• _AIM OF THE TASK_
How many lines in the listing below include the word "this"? Answer with the number and nothing else.

• _GIVEN DATA_
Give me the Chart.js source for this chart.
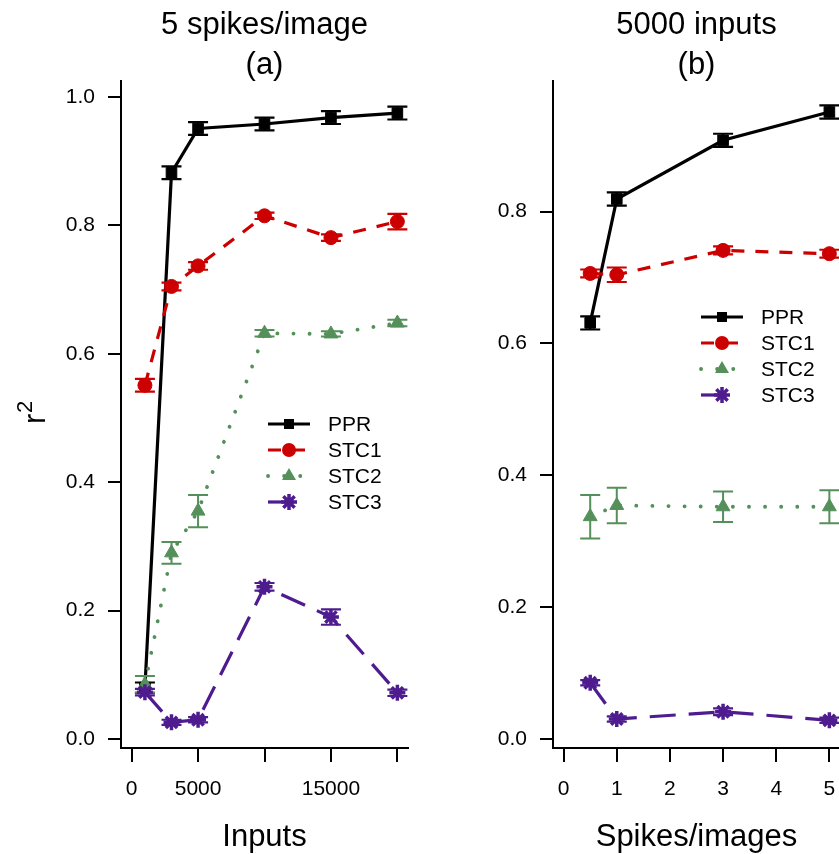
<!DOCTYPE html>
<html>
<head>
<meta charset="utf-8">
<script src="https://cdn.jsdelivr.net/npm/chart.js@4.4.1/dist/chart.umd.min.js"></script>
<style>
  html, body { margin: 0; padding: 0; background: #fff; }
  body { width: 839px; height: 854px; overflow: hidden; position: relative; }
  .panel { position: absolute; top: 0; height: 854px; width: 430px; }
</style>
</head>
<body>
<div class="panel" style="left:0"><canvas id="chartA"></canvas></div>
<div class="panel" style="left:430px"><canvas id="chartB"></canvas></div>
<script>
// ===== Data: panel (a), 5 spikes/image =====
const inputsA = [1000, 3000, 5000, 10000, 15000, 20000];
const pprA = [0.080, 0.882, 0.951, 0.958, 0.968, 0.975];
const pprErrA = [0.008, 0.010, 0.010, 0.010, 0.010, 0.010];
const stc1A = [0.551, 0.705, 0.737, 0.815, 0.781, 0.806];
const stc1ErrA = [0.010, 0.006, 0.006, 0.005, 0.005, 0.012];
const stc2A = [0.085, 0.290, 0.355, 0.632, 0.631, 0.648];
const stc2ErrA = [0.013, 0.017, 0.025, 0.005, 0.004, 0.005];
const stc3A = [0.073, 0.026, 0.030, 0.237, 0.190, 0.072];
const stc3ErrA = [0.005, 0.004, 0.004, 0.006, 0.012, 0.005];
const xTicksA = [0, 5000, 10000, 15000, 20000];
const xLabelsA = ["0", "5000", "", "15000", ""];

// ===== Data: panel (b), 5000 inputs =====
const spikesB = [0.5, 1, 3, 5];
const pprB = [0.631, 0.819, 0.908, 0.951];
const pprErrB = [0.010, 0.010, 0.010, 0.010];
const stc1B = [0.706, 0.704, 0.741, 0.736];
const stc1ErrB = [0.006, 0.011, 0.006, 0.006];
const stc2B = [0.337, 0.354, 0.352, 0.352];
const stc2ErrB = [0.033, 0.027, 0.023, 0.025];
const stc3B = [0.085, 0.030, 0.041, 0.028];
const stc3ErrB = [0.004, 0.004, 0.005, 0.004];
const xTicksB = [0, 1, 2, 3, 4, 5];

const yTicksA = [0, 0.2, 0.4, 0.6, 0.8, 1.0];
const yTicksB = [0, 0.2, 0.4, 0.6, 0.8];
const seriesNames = ["PPR", "STC1", "STC2", "STC3"];

const FONT = "'Liberation Sans', Arial, Helvetica, sans-serif";
const styles = [
  { color: "#000000", dash: [], width: 3.2, point: "rect", radius: 7.5, errWidth: 2.2 },
  { color: "#cc0000", dash: [13, 11], width: 3.2, point: "circle", radius: 7, errWidth: 2.2 },
  { color: "#55905a", dash: [0.1, 16], width: 3.8, point: "triangle", radius: 8, errWidth: 2 },
  { color: "#4f1c8f", dash: [26, 13], width: 3.2, point: "star", radius: 8, errWidth: 2.2 }
];

function makeDatasets(xs, ys, errs) {
  return ys.map((vals, i) => {
    const s = styles[i];
    return {
      label: seriesNames[i],
      data: vals.map((v, j) => ({ x: xs[j], y: v })),
      errors: errs[i],
      borderColor: s.color,
      backgroundColor: s.color,
      borderWidth: s.width,
      borderDash: s.dash,
      borderCapStyle: i === 2 ? "round" : "butt",
      pointStyle: s.point,
      pointRadius: s.radius,
      pointBorderWidth: i === 3 ? 3.5 : 1,
      pointBackgroundColor: s.color,
      pointBorderColor: s.color,
      errWidth: s.errWidth,
      tension: 0,
      order: 3 - i
    };
  });
}

// ===== Error bars =====
const errorBars = {
  id: "errorBars",
  afterDatasetDraw(chart, args) {
    const ds = chart.data.datasets[args.index];
    if (!ds.errors) return;
    const { ctx } = chart;
    const xs = chart.scales.x, ys = chart.scales.y;
    ctx.save();
    ctx.strokeStyle = ds.borderColor;
    ctx.lineWidth = ds.errWidth;
    ctx.setLineDash([]);
    ds.data.forEach((p, j) => {
      const e = ds.errors[j];
      const px = xs.getPixelForValue(p.x);
      const top = ys.getPixelForValue(p.y + e);
      const bot = ys.getPixelForValue(p.y - e);
      ctx.beginPath();
      ctx.moveTo(px, top); ctx.lineTo(px, bot);
      ctx.moveTo(px - 10, top); ctx.lineTo(px + 10, top);
      ctx.moveTo(px - 10, bot); ctx.lineTo(px + 10, bot);
      ctx.stroke();
    });
    ctx.restore();
  }
};

function drawMarker(ctx, kind, x, y, color) {
  ctx.save();
  ctx.fillStyle = color;
  ctx.strokeStyle = color;
  ctx.setLineDash([]);
  if (kind === "rect") {
    ctx.fillRect(x - 5, y - 5, 10, 10);
  } else if (kind === "circle") {
    ctx.beginPath(); ctx.arc(x, y, 7, 0, Math.PI * 2); ctx.fill();
  } else if (kind === "triangle") {
    ctx.beginPath();
    ctx.moveTo(x, y - 8); ctx.lineTo(x + 7, y + 4); ctx.lineTo(x - 7, y + 4);
    ctx.closePath(); ctx.fill();
  } else {
    ctx.lineWidth = 3.5;
    ctx.beginPath();
    for (let a = 0; a < 4; a++) {
      const ang = a * Math.PI / 4;
      ctx.moveTo(x - 8 * Math.cos(ang), y - 8 * Math.sin(ang));
      ctx.lineTo(x + 8 * Math.cos(ang), y + 8 * Math.sin(ang));
    }
    ctx.stroke();
  }
  ctx.restore();
}

// ===== Titles, axis titles, legend =====
const decorations = {
  id: "decorations",
  afterDraw(chart, args, opts) {
    const { ctx, chartArea } = chart;
    const cx = (chartArea.left + chartArea.right) / 2;
    ctx.save();
    ctx.fillStyle = "#000";
    ctx.textAlign = "center";
    ctx.textBaseline = "alphabetic";
    ctx.font = "31px " + FONT;
    ctx.fillText(opts.title[0], cx, 34);
    ctx.fillText(opts.title[1], cx, 74);
    ctx.font = "31px " + FONT;
    ctx.fillText(opts.xTitle, cx, 846);

    if (opts.yTitle) {
      ctx.save();
      ctx.translate(45, 424);
      ctx.rotate(-Math.PI / 2);
      ctx.textAlign = "left";
      ctx.font = "31px " + FONT;
      ctx.fillText("r", 0, 0);
      ctx.font = "22px " + FONT;
      ctx.fillText("2", 11, -13);
      ctx.restore();
    }

    // legend
    const lx = chartArea.left + opts.legendX;
    styles.forEach((s, i) => {
      const y = opts.legendY + i * 26;
      ctx.save();
      ctx.strokeStyle = s.color;
      ctx.lineWidth = s.width;
      ctx.setLineDash(s.dash);
      ctx.lineCap = i === 2 ? "round" : "butt";
      ctx.beginPath();
      ctx.moveTo(lx, y); ctx.lineTo(i === 3 ? lx + 26 : lx + 42, y);
      ctx.stroke();
      ctx.restore();
      drawMarker(ctx, s.point, lx + 21, y, s.color);
      ctx.textAlign = "left";
      ctx.textBaseline = "middle";
      ctx.font = "21px " + FONT;
      ctx.fillText(seriesNames[i], lx + 60, y + 1);
    });
    ctx.restore();
  }
};

function makeChart(id, cfg) {
  return new Chart(document.getElementById(id), {
    type: "line",
    data: { datasets: cfg.datasets },
    options: {
      responsive: false,
      animation: false,
      devicePixelRatio: 1,
      layout: { padding: { top: 81, right: cfg.padRight, left: 0, bottom: 0 } },
      plugins: {
        legend: { display: false },
        tooltip: { enabled: false },
        decorations: cfg.deco
      },
      scales: {
        x: {
          type: "linear",
          min: cfg.xMin, max: cfg.xMax,
          afterBuildTicks: sc => { sc.ticks = cfg.xTicks.map(v => ({ value: v })); },
          afterFit: sc => { sc.height = 106; },
          border: { display: true, color: "#000", width: 2 },
          grid: { drawOnChartArea: false, drawTicks: true, tickLength: 14, color: "#000", lineWidth: 2 },
          ticks: {
            color: "#000", font: { family: FONT, size: 21 }, padding: 15, maxRotation: 0, autoSkip: false,
            callback: cfg.xLabel
          }
        },
        y: {
          type: "linear",
          min: cfg.yMin, max: cfg.yMax,
          afterBuildTicks: sc => { sc.ticks = cfg.yTicks.map(v => ({ value: v })); },
          afterFit: sc => { sc.width = cfg.yWidth; },
          border: { display: true, color: "#000", width: 2 },
          grid: { drawOnChartArea: false, drawTicks: true, tickLength: 13, color: "#000", lineWidth: 2 },
          ticks: {
            color: "#000", font: { family: FONT, size: 21 }, padding: 13, autoSkip: false,
            callback: v => v.toFixed(1)
          }
        }
      }
    },
    plugins: [errorBars, decorations]
  });
}

function sizeCanvas(id) {
  const c = document.getElementById(id);
  c.width = 430; c.height = 854;
  c.style.width = "430px"; c.style.height = "854px";
}
sizeCanvas("chartA");
sizeCanvas("chartB");

makeChart("chartA", {
  datasets: makeDatasets(inputsA, [pprA, stc1A, stc2A, stc3A], [pprErrA, stc1ErrA, stc2ErrA, stc3ErrA]),
  xMin: -800, xMax: 20800, xTicks: xTicksA,
  xLabel: v => xLabelsA[xTicksA.indexOf(v)],
  yMin: -0.014, yMax: 1.025, yTicks: yTicksA,
  yWidth: 121, padRight: 22,
  deco: { title: ["5 spikes/image", "(a)"], xTitle: "Inputs", yTitle: true, legendX: 147, legendY: 424 }
});

makeChart("chartB", {
  datasets: makeDatasets(spikesB, [pprB, stc1B, stc2B, stc3B], [pprErrB, stc1ErrB, stc2ErrB, stc3ErrB]),
  xMin: -0.2, xMax: 5.2, xTicks: xTicksB,
  xLabel: v => String(v),
  yMin: -0.014, yMax: 0.998, yTicks: yTicksB,
  yWidth: 123, padRight: 20,
  deco: { title: ["5000 inputs", "(b)"], xTitle: "Spikes/images", yTitle: false, legendX: 148, legendY: 317 }
});
</script>
</body>
</html>
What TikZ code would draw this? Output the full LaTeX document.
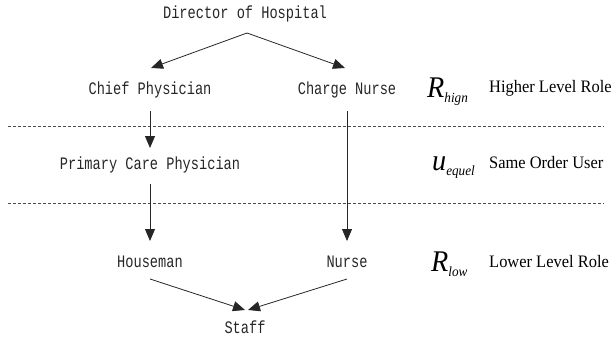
\documentclass[tikz,border=0pt]{standalone}
\usepackage{fontspec}
\newfontfamily\monof[FakeStretch=0.78]{Liberation Mono}
\newfontfamily\seriff[FakeStretch=0.94]{Liberation Serif}
\usetikzlibrary{arrows.meta}
\tikzset{
  lbl/.style={font=\monof\fontsize{17.5}{17.5}\selectfont, anchor=base, inner sep=0pt, text=black!85},
  role/.style={font=\seriff\fontsize{17.5}{17.5}\selectfont, anchor=base west, inner sep=0pt},
  sym/.style={font=\seriff\itshape, anchor=base west, inner sep=0pt},
  conn/.style={-{Triangle[length=12pt,width=10pt]}, line width=0.8pt, black!85},
  sepline/.style={dash pattern=on 3pt off 2pt, line width=0.6pt, black!70}
}
\newcommand{\bigsym}[2]{{\fontsize{30}{30}\selectfont #1}\raisebox{-5pt}{\fontsize{14}{14}\selectfont #2}}
\begin{document}
\begin{tikzpicture}[x=1pt,y=-1pt]
\useasboundingbox (0,0) rectangle (615,337);
% nodes
\node[lbl] (dir) at (245,19) {Director of Hospital};
\node[lbl] (chief) at (150,94) {Chief Physician};
\node[lbl] (charge) at (347,94) {Charge Nurse};
\node[lbl] (pcp) at (150,169) {Primary Care Physician};
\node[lbl] (house) at (150,267) {Houseman};
\node[lbl] (nurse) at (347,267) {Nurse};
\node[lbl] (staff) at (245,333) {Staff};
% right labels
\node[sym] (rh) at (427,97) {\bigsym{R}{hign}};
\node[role] (rhl) at (489,92) {Higher Level Role};
\node[sym] (ue) at (432,170) {\bigsym{u}{equel}};
\node[role] (uel) at (489,168) {Same Order User};
\node[sym] (rl) at (431,271) {\bigsym{R}{low}};
\node[role] (rll) at (489,267) {Lower Level Role};
% separators
\coordinate (d1l) at (8,126); \coordinate (d1r) at (604,126);
\coordinate (d2l) at (8,203); \coordinate (d2r) at (604,203);
\draw[sepline] (d1l) -- (d1r);
\draw[sepline] (d2l) -- (d2r);
% connector points
\coordinate (apex) at (247,33);
\coordinate (tChief) at (151,68);
\coordinate (tCharge) at (345,68);
\coordinate (sChief) at (150,111);
\coordinate (tPcp) at (150,148);
\coordinate (sCharge) at (347,111);
\coordinate (tNurse) at (347,241);
\coordinate (sPcp) at (150,184);
\coordinate (tHouse) at (150,241);
\coordinate (sHouse) at (150,279);
\coordinate (sNurse) at (347,279);
\coordinate (tStaffL) at (245,310);
\coordinate (tStaffR) at (248,310);
% connectors
\draw[conn] (apex) -- (tChief);
\draw[conn] (apex) -- (tCharge);
\draw[conn] (sChief) -- (tPcp);
\draw[conn] (sCharge) -- (tNurse);
\draw[conn] (sPcp) -- (tHouse);
\draw[conn] (sHouse) -- (tStaffL);
\draw[conn] (sNurse) -- (tStaffR);
\end{tikzpicture}
\end{document}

• _TASK RESULT_
2